The power of ‘testimony’
Sharing her story about mental illness helps Sylvia deal with her depression and post-traumatic stress disorder (PTSD). She believes it can also help others.
I felt the more I didn’t talk about my mental illness, the worse it was for me. Talking about it helps. If you cannot share your experience with other people, you cannot help yourself or anyone else. Talking about it benefits me, and it could benefit other people if they can learn anything about my experience.
Sylvia has a unique opportunity to tell her story. An ordained minister and peer counselor, she draws on her personal experiences in her work. Also, she is a member of the Engagement Committee of Mental Health America, a community-based nonprofit group that promotes mental health as a part of overall wellness. In this position, Sylvia shares her experiences and “collaborates to bring forth creative ideas for the community.”
I share my life story in every role that I’m in. We call it ‘testimony.’ I give my testimony from childhood through the rest of my life. I talk about all the things that have happened to me that I have overcome. It is something within me that I never gave up.
Sylvia has been dealing with mental health issues for most of her life. She was abused as a child and endured sexual assault as a young adult. Her mother had schizophrenia and was placed in a state mental hospital. Sylvia’s mother died when she was in her mid-30s. Also, Sylvia has faced domestic violence in her relationships and has been in and out of several mental health programs.

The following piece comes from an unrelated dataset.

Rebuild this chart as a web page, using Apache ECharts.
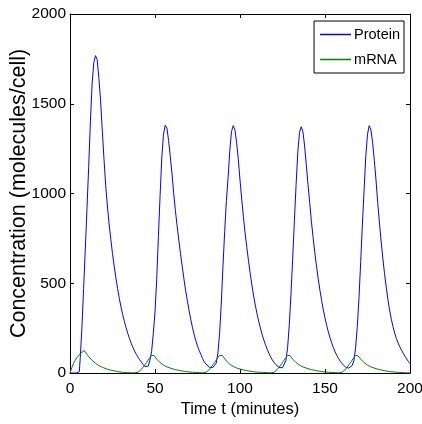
<!DOCTYPE html>
<html>
<head>
<meta charset="utf-8">
<script src="https://cdn.jsdelivr.net/npm/echarts@6/dist/echarts.min.js"></script>
<style>
  html, body { margin: 0; padding: 0; background: #fff; }
  #root { width: 422px; height: 424px; }
</style>
</head>
<body>
<div id="root"></div>
<script>
// [time (minutes), molecules/cell]
var protein = [
  [0,0],[2,0],[4,0],[5,1],[5.5,8],[6,80],[7,250],[8,470],[9,690],[10,920],
  [11,1150],[12,1400],[13,1610],[14,1730],[15,1768],[16,1745],[17,1640],[18,1515],[19,1350],[20,1190],
  [21,1045],[22,930],[23,830],[24,745],[25,665],[26,595],[27,530],[28,470],[29,415],[30,368],
  [31,325],[32,287],[33,252],[34,220],[35,192],[36,166],[37,143],[38,122],[39,104],[40,88],
  [41,74],[42,61],[43,48],[44,36],[45,30],[46,38],[47,70],[48,120],[49,220],[50,340],
  [51,520],[52,760],[53,990],[54,1200],[55,1330],[56,1380],[56.5,1387],[57,1365],[58,1295],[59,1205],[60,1110],
  [61,1000],[62,905],[63,820],[64,740],[65,665],[66,595],[67,525],[68,460],[69,405],[70,350],
  [71,300],[72,255],[73,215],[74,180],[75,150],[76,125],[77,103],[78,80],[79,62],[80,50],
  [81,40],[82,32],[83,27],[84,30],[85,40],[86,55],[87,110],[88,220],[89,390],[90,600],
  [91,790],[92,960],[93,1090],[94,1240],[95,1345],[96,1378],[97,1355],[98,1285],[99,1190],[100,1075],
  [101,970],[102,870],[103,780],[104,700],[105,625],[106,555],[107,490],[108,430],[109,378],[110,330],
  [111,288],[112,250],[113,215],[114,184],[115,157],[116,132],[117,110],[118,90],[119,73],[120,59],
  [121,47],[122,38],[123,31],[124,27],[125,29],[126,40],[127,70],[128,140],[129,270],[130,440],
  [131,640],[132,850],[133,1050],[134,1230],[135,1340],[136,1372],[137,1345],[138,1265],[139,1160],[140,1050],
  [141,950],[142,845],[143,755],[144,670],[145,595],[146,525],[147,462],[148,405],[149,352],[150,306],
  [151,265],[152,228],[153,195],[154,166],[155,140],[156,117],[157,97],[158,80],[159,65],[160,52],
  [161,42],[162,34],[163,28],[164,27],[165,30],[166,42],[167,70],[168,140],[169,260],[170,420],
  [171,620],[172,830],[173,1020],[174,1210],[175,1330],[176,1378],[177,1355],[178,1285],[179,1185],[180,1075],
  [181,950],[182,840],[183,735],[184,640],[185,555],[186,480],[187,410],[188,350],[189,300],[190,258],
  [191,222],[192,192],[193,167],[194,146],[195,127],[196,110],[197,94],[198,79],[199,65],[200,52]
];

var mrna = [
  [0,0],[1,28],[2,52],[3,70],[4,85],[5,97],[6,107],[7,116],[8,123],[8.5,125],
  [9,118],[10,104],[11,91],[12,80],[13,70],[14,61],[15,54],[16,47],[17,41],[18,36],
  [19,32],[20,28],[22,21],[24,16],[26,12],[28,8],[30,5],[32,3],[34,2],[36,1],
  [38,1],[39,2],[40,4],[41,8],[42,20],[43,32],[44,45],[45,58],[46,72],[47,86],
  [48,98],[48.7,104],[49.5,97],[50,90],[51,77],[52,66],[53,58],[54,50],[55,44],[56,38],
  [57,34],[58,30],[60,24],[62,19],[64,15],[66,11],[68,8],[70,6],[72,4],[74,3],
  [76,2],[78,1],[79,2],[80,4],[81,8],[82,20],[83,32],[84,45],[85,58],[86,72],
  [87,86],[88,98],[88.8,105],[89.6,98],[90,92],[91,79],[92,67],[93,57],[94,49],[95,43],
  [96,37],[97,32],[98,28],[100,22],[102,17],[104,13],[106,10],[108,7],[110,5],[112,4],
  [114,3],[116,2],[118,1],[119,2],[120,4],[121,8],[122,20],[123,32],[124,45],[125,58],
  [126,72],[127,86],[128,98],[128.6,104],[129.4,97],[130,90],[131,77],[132,66],[133,58],[134,50],
  [135,44],[136,38],[137,34],[138,30],[140,24],[142,19],[144,15],[146,11],[148,8],[150,6],
  [152,4],[154,3],[156,2],[158,1],[159,2],[160,4],[161,8],[162,20],[163,32],[164,45],
  [165,58],[166,72],[167,86],[168,98],[168.6,103],[169.4,96],[170,90],[171,77],[172,66],[173,58],
  [174,50],[175,44],[176,38],[177,34],[178,30],[180,24],[182,19],[184,15],[186,11],[188,8],
  [190,6],[192,4],[194,3],[196,2],[198,1],[200,1]
];

var seriesNames = ['Protein', 'mRNA'];
var seriesColors = ['#0000ff', '#008000'];
var xTitle = 'Time t (minutes)';
var yTitle = 'Concentration (molecules/cell)';

var FONT = "'Liberation Sans', Arial, Helvetica, sans-serif";

var chart = echarts.init(document.getElementById('root'), null, { renderer: 'canvas' });

var boxLine = { show: true, onZero: false, lineStyle: { color: '#000', width: 1 } };
var inTicks = { show: true, inside: true, length: 4, lineStyle: { color: '#000', width: 1 } };
var plain = function (v) { return String(v); };

chart.setOption({
  animation: false,
  backgroundColor: '#fff',
  grid: { left: 70, right: 12, top: 14, bottom: 51, containLabel: false, outerBoundsMode: 'none' },
  legend: {
    data: seriesNames,
    orient: 'vertical',
    right: 18,
    top: 21,
    backgroundColor: '#fff',
    borderColor: '#000',
    borderWidth: 1,
    borderRadius: 0,
    padding: [6, 4, 6, 6],
    itemGap: 10,
    itemWidth: 31,
    itemHeight: 1.5,
    icon: 'rect',
    textStyle: { fontFamily: FONT, fontSize: 14.5, color: '#000', padding: [0, 0, 0, -2] }
  },
  xAxis: [
    {
      type: 'value', min: 0, max: 200, interval: 50,
      name: xTitle, nameLocation: 'middle', nameGap: 28, nameMoveOverlap: false,
      nameTextStyle: { fontFamily: FONT, fontSize: 16.5, color: '#000' },
      axisLine: boxLine, axisTick: inTicks,
      axisLabel: { fontFamily: FONT, fontSize: 15.5, color: '#000', margin: 8, formatter: plain },
      splitLine: { show: false }
    },
    {
      type: 'value', min: 0, max: 200, interval: 50, position: 'top',
      axisLine: boxLine, axisTick: inTicks,
      axisLabel: { show: false }, splitLine: { show: false }
    }
  ],
  yAxis: [
    {
      type: 'value', min: 0, max: 2000, interval: 500,
      name: yTitle, nameLocation: 'middle', nameGap: 40, nameMoveOverlap: false,
      nameTextStyle: { fontFamily: FONT, fontSize: 21.5, color: '#000' },
      axisLine: boxLine, axisTick: inTicks,
      axisLabel: { fontFamily: FONT, fontSize: 15.5, color: '#000', margin: 4, formatter: plain },
      splitLine: { show: false }
    },
    {
      type: 'value', min: 0, max: 2000, interval: 500, position: 'right',
      axisLine: boxLine, axisTick: inTicks,
      axisLabel: { show: false }, splitLine: { show: false }
    }
  ],
  series: [
    {
      name: seriesNames[0], type: 'line', data: protein,
      showSymbol: false, symbol: 'none',
      lineStyle: { color: seriesColors[0], width: 1 },
      itemStyle: { color: seriesColors[0] }
    },
    {
      name: seriesNames[1], type: 'line', data: mrna,
      showSymbol: false, symbol: 'none',
      lineStyle: { color: seriesColors[1], width: 1 },
      itemStyle: { color: seriesColors[1] }
    }
  ]
});
</script>
</body>
</html>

She took part in a clubhouse day program that allowed her “to fix things that needed fixing.” Participation in this program led to her work as a peer counselor.
I spent many years in psychotherapy, taking medications, and going through different programs. All of these things have been major factors in getting me where I’m at today.
Where Sylvia is today is a positive place, a place where she can control her symptoms and use her hard-earned experience to educate and inspire others. Two areas that Sylvia is particularly passionate about are childhood trauma and PTSD.
Trauma can affect your entire life. It doesn’t go away. There is a kind of residue of trauma because anything, in just a split second, can remind you of what you went through. I don’t think a lot of people understand that, but more people are beginning to.
Sylvia hopes that telling her story—in church, in her work as a peer counselor, and through her volunteer efforts—will encourage people to take steps to address their mental illnesses, no matter what their diagnosis is.
I was in denial about my mental illness for too long. I could have spared myself a lot of agony if I had gotten help sooner. If you don’t feel right, the best thing you can do is get treatment. Mental health will affect all aspects of your life. If you get your mental health stable, it will help your overall health.